On Wednesday, Deputy Prime Minister Michael McCormack said Mr Broad had shown a “complete lack of discretion” but stressed he was just one individual in a hard-working team.

“I’d like to think there’s not going to be long-term damage,” he said.

But he also took a swipe at the disgraced MP.

“Quite frankly, I don’t think you can teach common sense,” Mr McCormack said.

“I’m amazed that they have time to be able to do these sorts of things, let alone actually then have the lack of discretion to go and do them.”

Mr McCormack said he was disappointed and disgusted by the “sugar daddy” saga but it was time to move on. Stepping aside was the right decision for Mr Broad, he said.

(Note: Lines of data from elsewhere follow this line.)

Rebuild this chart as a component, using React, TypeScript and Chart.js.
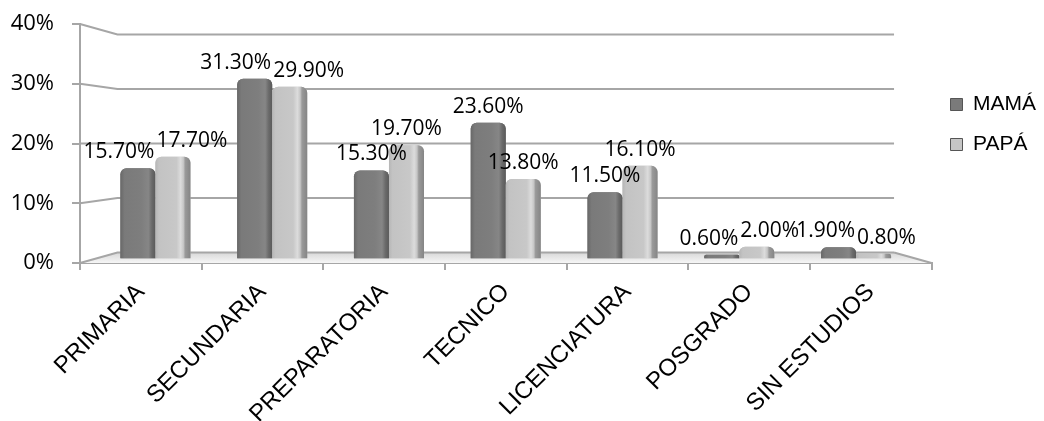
import React, { useEffect, useRef } from 'react';
import { Chart, registerables } from 'chart.js';

Chart.register(...registerables);

// ---------- data ----------
const categories = ['PRIMARIA', 'SECUNDARIA', 'PREPARATORIA', 'TECNICO', 'LICENCIATURA', 'POSGRADO', 'SIN ESTUDIOS'];
const mamaValues = [15.7, 31.3, 15.3, 23.6, 11.5, 0.6, 1.9];
const papaValues = [17.7, 29.9, 19.7, 13.8, 16.1, 2.0, 0.8];
const yTicks = [0, 10, 20, 30, 40];
const seriesNames = ['MAMÁ', 'PAPÁ'];

// ---------- look ----------
const W = 1044;
const H = 470;
const BACK = 0.912; // perspective shrink of the back wall
const MID = 0.96; // perspective shrink of the plane the columns stand in
const GRID = '#a6a6a6';
const baseColors = ['#7a7a7a', '#c6c6c6'];
const gradStops: Array<Array<[number, string]>> = [
  [[0, '#686868'], [0.12, '#7a7a7a'], [0.6, '#7e7e7e'], [0.8, '#868686'], [0.9, '#6a6a6a'], [1, '#5a5a5a']],
  [[0, '#b6b6b6'], [0.1, '#c3c3c3'], [0.6, '#c8c8c8'], [0.72, '#dcdcdc'], [0.8, '#c6c6c6'], [0.85, '#9a9a9a'], [1, '#858585']],
];

const proj = (ca: any, x: number, y: number, f: number): [number, number] => {
  const cx = (ca.left + ca.right) / 2;
  const cy = (ca.top + ca.bottom) / 2;
  return [cx + (x - cx) * f, cy + (y - cy) * f];
};

const wallPlugin = {
  id: 'wall3d',
  beforeDatasetsDraw(chart: any) {
    const { ctx, chartArea: ca, scales } = chart;
    const ys = scales.y;
    const bl = proj(ca, ca.left, ca.bottom, BACK);
    const br = proj(ca, ca.right, ca.bottom, BACK);
    ctx.save();
    const g = ctx.createLinearGradient(0, bl[1], 0, ca.bottom);
    g.addColorStop(0, '#d8d8d8');
    g.addColorStop(1, '#f6f6f6');
    ctx.beginPath();
    ctx.moveTo(ca.left, ca.bottom);
    ctx.lineTo(ca.right, ca.bottom);
    ctx.lineTo(br[0], br[1]);
    ctx.lineTo(bl[0], bl[1]);
    ctx.closePath();
    ctx.fillStyle = g;
    ctx.fill();
    ctx.strokeStyle = GRID;
    ctx.lineWidth = 2;
    for (const v of yTicks) {
      const py = ys.getPixelForValue(v);
      const a = proj(ca, ca.left, py, BACK);
      const b = proj(ca, ca.right, py, BACK);
      ctx.beginPath();
      ctx.moveTo(ca.left, py);
      ctx.lineTo(a[0], a[1]);
      ctx.lineTo(b[0], b[1]);
      ctx.stroke();
    }
    ctx.beginPath();
    ctx.moveTo(br[0], br[1]);
    ctx.lineTo(ca.right, ca.bottom);
    ctx.stroke();
    ctx.restore();
  },
  afterDatasetsDraw(chart: any) {
    const { ctx } = chart;
    ctx.save();
    // column shading
    chart.data.datasets.forEach((ds: any, di: number) => {
      const meta = chart.getDatasetMeta(di);
      meta.data.forEach((el: any) => {
        const { x, y, base, width } = el.getProps(['x', 'y', 'base', 'width'], true);
        const left = x - width / 2;
        const h = base - y;
        if (h <= 0) return;
        const r = Math.min(6, width / 2, h / 2);
        const g = ctx.createLinearGradient(left, 0, left + width, 0);
        gradStops[di].forEach(([o, c]) => g.addColorStop(o, c));
        ctx.beginPath();
        ctx.roundRect(left, y, width, h, [r, r, 0, 0]);
        ctx.fillStyle = g;
        ctx.fill();
      });
    });
    // data labels
    ctx.font = '21px "Open Sans"';
    ctx.fillStyle = '#000';
    ctx.textAlign = 'center';
    ctx.textBaseline = 'middle';
    const m0 = chart.getDatasetMeta(0);
    const m1 = chart.getDatasetMeta(1);
    categories.forEach((_, i) => {
      const items = [m0, m1].map((m, di) => {
        const el = m.data[i];
        const v = chart.data.datasets[di].data[i].y;
        const text = v.toFixed(2) + '%';
        return { x: el.x, y: el.y - 16, text, w: ctx.measureText(text).width };
      });
      const [a, b] = items;
      if (Math.abs(a.y - b.y) < 18) {
        const need = (a.w + b.w) / 2 + 2 - (b.x - a.x);
        if (need > 0) {
          a.x -= need / 2;
          b.x += need / 2;
        }
      }
      items.forEach((it) => ctx.fillText(it.text, it.x, it.y));
    });
    ctx.restore();
  },
};

const App = () => {
  const ref = useRef<HTMLCanvasElement>(null);
  useEffect(() => {
    const canvas = ref.current!;
    const f = MID;
    const n = categories.length;
    const chart = new Chart(canvas, {
      type: 'bar',
      data: {
        labels: categories,
        datasets: [mamaValues, papaValues].map((vals, di) => ({
          label: seriesNames[di],
          data: vals.map((v, i) => ({ x: i, y: v })),
          xAxisID: 'x2',
          yAxisID: 'y2',
          backgroundColor: baseColors[di],
          borderWidth: 0,
          borderRadius: 6,
          categoryPercentage: 0.6,
          barPercentage: 1,
        })),
      },
      options: {
        responsive: false,
        animation: false,
        devicePixelRatio: 1,
        layout: { padding: { top: 24, right: -2, left: 0, bottom: 0 } },
        plugins: {
          tooltip: { enabled: false },
          legend: {
            position: 'right',
            align: 'start',
            title: { display: true, text: ' ', font: { size: 10 }, padding: { top: 0, bottom: 39 } },
            labels: {
              color: '#000',
              font: { family: '"Liberation Sans", Arial, sans-serif', size: 21 },
              boxWidth: 12,
              boxHeight: 12,
              padding: 19,
              generateLabels: (ch: any) =>
                Chart.defaults.plugins.legend.labels.generateLabels(ch).map((l: any) => ({
                  ...l,
                  strokeStyle: '#555',
                  lineWidth: 1,
                })),
            },
          },
        },
        scales: {
          x: {
            type: 'category',
            offset: true,
            grid: { offset: true, drawOnChartArea: false, drawTicks: true, tickLength: 7, color: GRID, lineWidth: 2 },
            border: { display: true, color: GRID, width: 2 },
            ticks: {
              autoSkip: false,
              maxRotation: 45,
              minRotation: 45,
              padding: 8,
              color: '#000',
              font: { family: '"Liberation Sans", Arial, sans-serif', size: 24 },
            },
            afterFit: (s: any) => {
              s.height = H - 263;
            },
          },
          y: {
            type: 'linear',
            position: 'left',
            min: 0,
            max: 40,
            afterBuildTicks: (s: any) => {
              s.ticks = yTicks.map((v) => ({ value: v }));
            },
            grid: { drawOnChartArea: false, drawTicks: true, tickLength: 8, color: GRID, lineWidth: 2 },
            border: { display: true, color: GRID, width: 2 },
            ticks: {
              padding: 18,
              color: '#000',
              font: { family: '"Open Sans", sans-serif', size: 22 },
              callback: (v: any) => v + '%',
            },
            afterFit: (s: any) => {
              s.width = 80;
              s.paddingTop = 0;
              s.paddingBottom = 0;
            },
          },
          x2: {
            type: 'linear',
            display: false,
            offset: false,
            bounds: 'data',
            min: (n - 1) / 2 - n / 2 / f,
            max: (n - 1) / 2 + n / 2 / f,
            afterBuildTicks: (s: any) => {
              s.ticks = categories.map((_, i) => ({ value: i }));
            },
          },
          y2: {
            type: 'linear',
            display: false,
            bounds: 'data',
            min: 20 - 20 / f,
            max: 20 + 20 / f,
          },
        },
      },
      plugins: [wallPlugin],
    } as any);
    return () => chart.destroy();
  }, []);
  return (
    <div style={{ position: 'fixed', left: 0, top: 0, width: W, height: H, background: '#fff' }}>
      <canvas ref={ref} width={W} height={H} style={{ display: 'block', width: W, height: H }} />
    </div>
  );
};

export default App;
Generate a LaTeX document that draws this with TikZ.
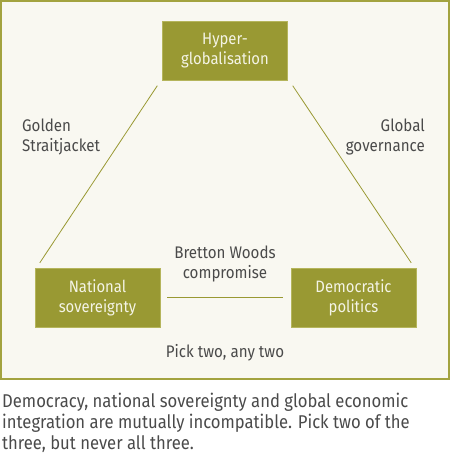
\documentclass[tikz,border=0pt]{standalone}
\usepackage{fontspec}
\setmainfont{Fira Sans}[FakeStretch=0.9]
\usepackage{xcolor}
\usetikzlibrary{positioning}
\definecolor{boxfill}{HTML}{999933}
\definecolor{boxedge}{HTML}{B5B55C}
\definecolor{framecol}{HTML}{A3A340}
\definecolor{paper}{HTML}{F9F8F1}
\definecolor{inktext}{HTML}{4A4A4A}
\definecolor{boxtext}{HTML}{F4F4E6}

\begin{document}
\begin{tikzpicture}[x=1pt,y=-1pt,
        corner/.style={draw=boxedge, fill=boxfill, text=boxtext, minimum width=125pt, minimum height=59pt,
            inner sep=0pt, align=center, font=\fontsize{16.5}{20}\selectfont},
        leg/.style={draw=boxfill, line width=0.8pt},
        note/.style={text=inktext, font=\fontsize{16.8}{20}\selectfont, inner sep=0pt}]
        \useasboundingbox (0,0) rectangle (454,454);
        \draw[framecol, line width=2pt, fill=paper] (1,1) rectangle (449,379);
        % the three corners of the trilemma
        \node[corner] (hyper) at (225,51) {Hyper-\\globalisation};
        \node[corner] (nation) at (97.5,297.5) {National\\sovereignty};
        \node[corner] (democ) at (353.5,297.5) {Democratic\\politics};
        % the sides
        \draw[leg] ([shift={(-5,5)}]hyper.south west) -- ([shift={(5,-5)}]nation.north west);
        \draw[leg] ([shift={(5,5)}]hyper.south east) -- ([shift={(-5,-5)}]democ.north east);
        \draw[leg, shorten <=7pt, shorten >=8pt] (nation.east) -- (democ.west);
        % names of the sides
        \node[note, align=left, anchor=west] (golden) at (22,137) {Golden\\Straitjacket};
        \node[note, align=right, anchor=east] (govern) at (425,137) {Global\\governance};
        \node[note, align=center] (bretton) at (225,264) {Bretton Woods\\compromise};
        \node[note] (pick) at (225,353) {Pick two, any two};
        % caption
        \node[note, align=left, anchor=north west, font=\fontsize{18.5}{21}\selectfont] (caption) at (2,393)
            {Democracy, national sovereignty and global economic\\
             integration are mutually incompatible. Pick two of the\\
             three, but never all three.};
    \end{tikzpicture}
\end{document}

“In doing so he has accepted the sort of behaviour which has prompted his decision is inappropriate and unacceptable,” he said.

Mr McCormack said he would speak to Senator McKenzie later on Wednesday. But the Nationals usually put “local champions” into seats, he said.

“We don’t necessarily parachute candidates,” he said.

Mr Broad will remain in federal parliament representing the Nationals until the election, which is due in May, and won’t switch to the cross bench. The decision to see out his term will earn him about $85,000 of his backbencher’s salary.

The woman Mr Broad met in Hong Kong told New Idea he had lied about his age, sent her numerous text messages that turned to a “more sexual nature” following the dinner, and compared himself to James Bond.

On Tuesday, Mr Broad agreed to pay back $479.62 for domestic flights between Mildura and Melbourne, on September 2 and 7, which were part of the overall trip to Hong Kong.

His downfall comes after he called earlier in 2018 for former party leader Barnaby Joyce to step down following revelations of his extramarital affair.

Minister for Women Kelly O’Dwyer said Mr Broad’s behaviour had fallen short of community standards.

“There’s no doubt that Andrew Broad has not behaved in a way that has met the standards that he himself would set for others,” she told ABC radio on Wednesday.

Ray Kingston, a former mayor of Yarriambiack Shire (just south of Mildura), has flagged his intentions to run as an independent in the plum seat of Mallee.